Wednesday, December 14, 2011

December 14th

It's been occurring to me lately how many things that I said I believed as a Christian, but as it turns out, wasn't actually taking very seriously.

It seems to me that we've been given some of the most mind blowing promises and identities the world could ever imagine, but speaking for myself, instead of walking around dizzy with the glory of it, I neatly packaged it all up and put it away for later.

For some reason, I used to have this mindset that God wanted us to "muddle through somehow", as the song goes. As though, essentially, it's just us chickens down here.

I persisted in only reading the Bible, as though I didn't have the Author standing right beside me, available for questions and an actual, living, growing, personal relationship.

If a single verse "spoke" to me, I was all excited- I felt like God spoke to me. I did not expect or look for anything more from Him than that.

I had heard, so much, all my life about how Jesus is a personal Savior, and about my Christian walk, and how Jesus is my friend, etc.

Was I taking that seriously before? No, not really- or only sporadically. It turns out I was believing more in the slogans than the living Truth behind it.

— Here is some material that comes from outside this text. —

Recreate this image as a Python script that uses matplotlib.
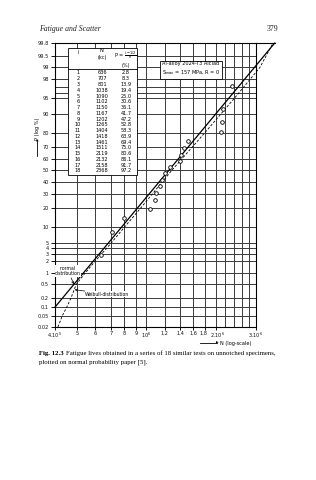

I didn't really believe Jesus was my friend. Who was I kidding? He was my Judge! A judge can't be a friend. God can't be a friend- that's craziness.

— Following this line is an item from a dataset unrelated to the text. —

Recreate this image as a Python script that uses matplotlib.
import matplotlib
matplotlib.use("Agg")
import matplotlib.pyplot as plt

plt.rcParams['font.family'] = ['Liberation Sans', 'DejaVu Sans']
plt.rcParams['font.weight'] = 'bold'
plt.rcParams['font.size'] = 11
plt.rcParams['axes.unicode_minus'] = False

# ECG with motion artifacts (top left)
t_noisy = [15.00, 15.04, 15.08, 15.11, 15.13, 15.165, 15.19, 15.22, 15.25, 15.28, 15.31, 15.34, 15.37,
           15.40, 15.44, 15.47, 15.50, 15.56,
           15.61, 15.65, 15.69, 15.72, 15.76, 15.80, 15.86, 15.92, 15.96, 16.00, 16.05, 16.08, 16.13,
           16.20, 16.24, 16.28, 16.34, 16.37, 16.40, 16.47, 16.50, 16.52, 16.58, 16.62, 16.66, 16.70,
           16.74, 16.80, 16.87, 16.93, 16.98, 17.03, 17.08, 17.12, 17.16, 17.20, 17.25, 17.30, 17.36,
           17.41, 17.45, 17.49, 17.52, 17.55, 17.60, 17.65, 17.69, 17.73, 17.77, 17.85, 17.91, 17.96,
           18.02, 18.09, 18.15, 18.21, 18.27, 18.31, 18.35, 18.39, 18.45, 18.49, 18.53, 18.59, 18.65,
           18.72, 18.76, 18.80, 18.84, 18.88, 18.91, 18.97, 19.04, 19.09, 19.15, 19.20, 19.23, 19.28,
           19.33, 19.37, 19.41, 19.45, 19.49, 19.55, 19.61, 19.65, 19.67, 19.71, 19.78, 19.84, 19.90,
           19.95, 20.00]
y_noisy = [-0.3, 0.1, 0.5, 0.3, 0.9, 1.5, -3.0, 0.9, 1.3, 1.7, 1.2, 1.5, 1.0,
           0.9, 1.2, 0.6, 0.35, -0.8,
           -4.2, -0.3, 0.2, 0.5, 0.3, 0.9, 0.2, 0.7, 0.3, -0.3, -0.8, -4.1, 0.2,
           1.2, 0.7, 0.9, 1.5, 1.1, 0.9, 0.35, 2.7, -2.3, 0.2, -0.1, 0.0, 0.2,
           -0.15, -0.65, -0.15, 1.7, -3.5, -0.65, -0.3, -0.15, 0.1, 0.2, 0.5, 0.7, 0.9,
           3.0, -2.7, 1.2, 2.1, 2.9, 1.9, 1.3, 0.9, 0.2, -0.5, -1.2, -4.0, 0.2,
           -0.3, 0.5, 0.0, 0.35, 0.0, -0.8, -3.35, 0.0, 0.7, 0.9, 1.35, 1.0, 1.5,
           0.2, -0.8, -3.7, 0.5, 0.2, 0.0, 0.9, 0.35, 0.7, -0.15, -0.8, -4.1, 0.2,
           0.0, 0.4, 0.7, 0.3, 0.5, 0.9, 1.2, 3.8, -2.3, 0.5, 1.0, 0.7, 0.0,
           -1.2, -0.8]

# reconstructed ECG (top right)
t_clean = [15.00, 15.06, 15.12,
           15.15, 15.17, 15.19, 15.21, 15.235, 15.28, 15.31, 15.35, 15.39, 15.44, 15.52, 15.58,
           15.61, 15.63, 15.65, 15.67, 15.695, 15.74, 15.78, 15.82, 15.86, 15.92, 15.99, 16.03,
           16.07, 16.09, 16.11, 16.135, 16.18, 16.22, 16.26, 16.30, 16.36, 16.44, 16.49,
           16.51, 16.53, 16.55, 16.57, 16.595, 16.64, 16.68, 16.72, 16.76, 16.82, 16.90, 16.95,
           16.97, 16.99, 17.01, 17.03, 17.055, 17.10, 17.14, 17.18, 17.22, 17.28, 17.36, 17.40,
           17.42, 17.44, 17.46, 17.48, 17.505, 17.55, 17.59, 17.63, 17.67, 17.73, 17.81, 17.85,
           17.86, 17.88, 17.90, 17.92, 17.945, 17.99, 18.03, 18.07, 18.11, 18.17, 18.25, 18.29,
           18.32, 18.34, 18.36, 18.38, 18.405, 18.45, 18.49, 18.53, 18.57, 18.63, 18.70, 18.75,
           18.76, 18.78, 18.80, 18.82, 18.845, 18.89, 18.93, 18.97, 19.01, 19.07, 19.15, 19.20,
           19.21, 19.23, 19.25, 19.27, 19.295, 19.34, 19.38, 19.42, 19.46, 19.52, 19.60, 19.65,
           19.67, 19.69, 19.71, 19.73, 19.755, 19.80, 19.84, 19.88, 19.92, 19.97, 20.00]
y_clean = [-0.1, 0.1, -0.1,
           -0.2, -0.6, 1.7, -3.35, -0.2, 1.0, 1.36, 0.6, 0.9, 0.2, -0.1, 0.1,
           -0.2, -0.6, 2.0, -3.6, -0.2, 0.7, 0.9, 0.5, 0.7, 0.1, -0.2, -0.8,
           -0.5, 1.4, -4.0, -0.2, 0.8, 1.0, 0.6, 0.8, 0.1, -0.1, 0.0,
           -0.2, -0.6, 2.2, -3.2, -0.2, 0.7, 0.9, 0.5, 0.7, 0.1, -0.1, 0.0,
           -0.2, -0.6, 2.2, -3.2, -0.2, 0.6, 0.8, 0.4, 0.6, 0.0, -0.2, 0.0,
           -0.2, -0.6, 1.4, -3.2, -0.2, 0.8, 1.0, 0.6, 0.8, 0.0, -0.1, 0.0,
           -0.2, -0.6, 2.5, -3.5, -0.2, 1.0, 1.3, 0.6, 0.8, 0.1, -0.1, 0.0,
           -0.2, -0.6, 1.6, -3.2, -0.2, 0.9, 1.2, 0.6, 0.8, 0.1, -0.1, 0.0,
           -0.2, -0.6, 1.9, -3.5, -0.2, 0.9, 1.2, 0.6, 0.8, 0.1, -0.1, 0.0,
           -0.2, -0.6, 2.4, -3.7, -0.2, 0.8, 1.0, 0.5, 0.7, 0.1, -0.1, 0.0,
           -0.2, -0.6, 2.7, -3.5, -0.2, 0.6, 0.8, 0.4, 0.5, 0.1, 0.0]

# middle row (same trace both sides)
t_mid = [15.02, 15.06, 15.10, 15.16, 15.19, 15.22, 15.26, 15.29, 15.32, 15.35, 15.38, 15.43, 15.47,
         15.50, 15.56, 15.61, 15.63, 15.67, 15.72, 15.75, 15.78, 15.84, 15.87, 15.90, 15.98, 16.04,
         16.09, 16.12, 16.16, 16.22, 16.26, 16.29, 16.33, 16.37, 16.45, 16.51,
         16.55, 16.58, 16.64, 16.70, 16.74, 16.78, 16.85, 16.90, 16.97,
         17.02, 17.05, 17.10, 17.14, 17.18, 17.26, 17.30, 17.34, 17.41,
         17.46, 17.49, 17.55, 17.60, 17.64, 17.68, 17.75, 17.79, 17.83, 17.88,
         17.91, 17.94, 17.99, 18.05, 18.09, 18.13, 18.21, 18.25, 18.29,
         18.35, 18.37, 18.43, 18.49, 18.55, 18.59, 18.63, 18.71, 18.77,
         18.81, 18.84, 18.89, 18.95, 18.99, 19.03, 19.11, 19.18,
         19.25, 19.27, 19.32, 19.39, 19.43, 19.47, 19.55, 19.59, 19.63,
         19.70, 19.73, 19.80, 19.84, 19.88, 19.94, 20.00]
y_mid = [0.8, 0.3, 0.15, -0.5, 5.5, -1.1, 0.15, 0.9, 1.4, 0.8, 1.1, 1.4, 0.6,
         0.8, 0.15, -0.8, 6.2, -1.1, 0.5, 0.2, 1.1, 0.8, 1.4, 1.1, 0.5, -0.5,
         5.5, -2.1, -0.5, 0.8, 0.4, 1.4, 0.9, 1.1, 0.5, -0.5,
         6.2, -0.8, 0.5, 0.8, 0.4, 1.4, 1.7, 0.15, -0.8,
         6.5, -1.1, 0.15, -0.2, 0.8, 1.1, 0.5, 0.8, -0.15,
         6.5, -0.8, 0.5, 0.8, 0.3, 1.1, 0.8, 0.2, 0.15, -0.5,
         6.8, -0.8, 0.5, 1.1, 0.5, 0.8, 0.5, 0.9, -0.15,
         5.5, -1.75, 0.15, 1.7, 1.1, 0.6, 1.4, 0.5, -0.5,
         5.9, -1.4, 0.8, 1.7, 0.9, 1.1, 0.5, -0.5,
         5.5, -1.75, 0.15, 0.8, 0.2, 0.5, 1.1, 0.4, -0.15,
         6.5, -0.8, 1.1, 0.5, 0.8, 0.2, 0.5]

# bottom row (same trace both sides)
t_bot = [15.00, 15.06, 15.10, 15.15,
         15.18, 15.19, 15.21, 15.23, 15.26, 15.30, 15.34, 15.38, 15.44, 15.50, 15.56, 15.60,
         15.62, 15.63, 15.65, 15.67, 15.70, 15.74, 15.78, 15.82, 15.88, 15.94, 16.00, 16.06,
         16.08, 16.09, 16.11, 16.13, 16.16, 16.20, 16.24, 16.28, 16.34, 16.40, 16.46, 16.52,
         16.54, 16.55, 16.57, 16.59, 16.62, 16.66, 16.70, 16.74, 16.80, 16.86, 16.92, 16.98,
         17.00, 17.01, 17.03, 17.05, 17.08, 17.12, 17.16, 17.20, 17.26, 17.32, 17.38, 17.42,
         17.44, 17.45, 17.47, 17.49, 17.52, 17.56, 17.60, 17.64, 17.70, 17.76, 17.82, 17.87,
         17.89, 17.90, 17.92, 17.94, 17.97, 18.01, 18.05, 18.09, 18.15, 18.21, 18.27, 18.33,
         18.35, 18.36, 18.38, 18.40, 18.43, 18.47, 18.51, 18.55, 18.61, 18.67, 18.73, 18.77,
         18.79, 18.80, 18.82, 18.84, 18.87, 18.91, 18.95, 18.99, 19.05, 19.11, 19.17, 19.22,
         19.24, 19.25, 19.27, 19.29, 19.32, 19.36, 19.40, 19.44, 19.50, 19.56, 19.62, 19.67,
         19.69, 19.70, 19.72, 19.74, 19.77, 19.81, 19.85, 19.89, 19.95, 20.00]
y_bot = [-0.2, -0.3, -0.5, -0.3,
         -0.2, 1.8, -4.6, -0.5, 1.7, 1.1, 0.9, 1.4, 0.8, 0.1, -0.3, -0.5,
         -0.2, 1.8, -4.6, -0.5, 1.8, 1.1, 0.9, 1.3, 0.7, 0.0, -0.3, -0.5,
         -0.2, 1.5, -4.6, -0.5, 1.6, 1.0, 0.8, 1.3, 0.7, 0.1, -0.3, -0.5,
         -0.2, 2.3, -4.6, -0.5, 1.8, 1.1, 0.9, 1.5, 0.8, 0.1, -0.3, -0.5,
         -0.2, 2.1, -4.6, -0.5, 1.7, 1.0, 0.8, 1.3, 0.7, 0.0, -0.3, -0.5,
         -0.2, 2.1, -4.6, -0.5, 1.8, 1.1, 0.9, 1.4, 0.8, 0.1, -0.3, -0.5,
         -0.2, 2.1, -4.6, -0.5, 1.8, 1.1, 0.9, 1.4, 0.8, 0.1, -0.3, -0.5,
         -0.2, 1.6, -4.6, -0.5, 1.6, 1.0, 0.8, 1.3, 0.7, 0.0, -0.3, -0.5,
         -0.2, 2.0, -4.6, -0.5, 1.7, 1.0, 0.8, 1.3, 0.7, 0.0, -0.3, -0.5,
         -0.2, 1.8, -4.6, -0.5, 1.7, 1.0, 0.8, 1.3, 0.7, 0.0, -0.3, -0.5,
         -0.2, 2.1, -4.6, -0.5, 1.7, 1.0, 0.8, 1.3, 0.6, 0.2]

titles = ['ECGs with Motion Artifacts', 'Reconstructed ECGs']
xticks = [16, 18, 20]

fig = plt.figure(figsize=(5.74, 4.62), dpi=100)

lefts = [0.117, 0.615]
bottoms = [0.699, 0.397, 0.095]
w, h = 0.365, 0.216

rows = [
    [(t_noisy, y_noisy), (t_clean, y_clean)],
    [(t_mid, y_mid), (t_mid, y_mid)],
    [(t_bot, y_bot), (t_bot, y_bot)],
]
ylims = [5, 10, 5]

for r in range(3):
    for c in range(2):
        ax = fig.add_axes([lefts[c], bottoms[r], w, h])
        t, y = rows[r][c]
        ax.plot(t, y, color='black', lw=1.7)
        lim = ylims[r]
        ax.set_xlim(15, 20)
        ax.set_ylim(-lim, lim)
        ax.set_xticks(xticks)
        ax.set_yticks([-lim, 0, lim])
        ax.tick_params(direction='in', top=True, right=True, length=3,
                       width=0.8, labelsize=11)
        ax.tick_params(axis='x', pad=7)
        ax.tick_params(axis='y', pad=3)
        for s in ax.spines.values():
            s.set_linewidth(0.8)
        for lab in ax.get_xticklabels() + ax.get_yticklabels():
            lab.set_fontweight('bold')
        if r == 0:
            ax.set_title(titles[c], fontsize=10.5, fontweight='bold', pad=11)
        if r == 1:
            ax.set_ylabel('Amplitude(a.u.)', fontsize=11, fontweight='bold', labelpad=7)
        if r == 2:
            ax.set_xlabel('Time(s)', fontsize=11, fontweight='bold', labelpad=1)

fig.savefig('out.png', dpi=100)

I had difficulty with this idea of relationship because, as it turns out, He's not so much standing beside us, as He is in our hearts. And I distrusted and was suspicious of my heart.

When I shut my heart down- out of fear or shame or distrust, or all three- I closed off the channel by which Jesus most often speaks, and as I was not in open communication, it was hard to be in a growing and authentic relationship.

What complicated things further is that I was so worried about getting some thing wrong, as though that would be devastating, as opposed to merely inevitable. Of course I got stuff wrong! That's not the point. I think the point is to allow Christ to grow us deeper into Him and into knowledge of Him.

I used to focus on everything in the Bible that told me what to do. I liked that. That seemed pretty cut and dry to me- fairly easy to understand. I liked being told what to do and then trying like heck to do it, even if it left me exhausted, burned out and lonely.

The parts of the Bible that talked about who I was in Christ- I largely skipped over those. I wasn't quite sure what to do with all that. I packaged it away; I put it into the back of my mind and gave up considering it.

And so, for a long time, I ended up glossing over or missing the heart of the matter.

Now that I've opened up my heart, everything else has opened up as well- my ability to understand, slowly, more and more of what Jesus said in the Scriptures, my ability to love others, my ability to love myself and my ability to love and hear Him.

I guess, when all is said and done, I would rather be dizzy with the reality of Him, than safe in my neatly packaged box.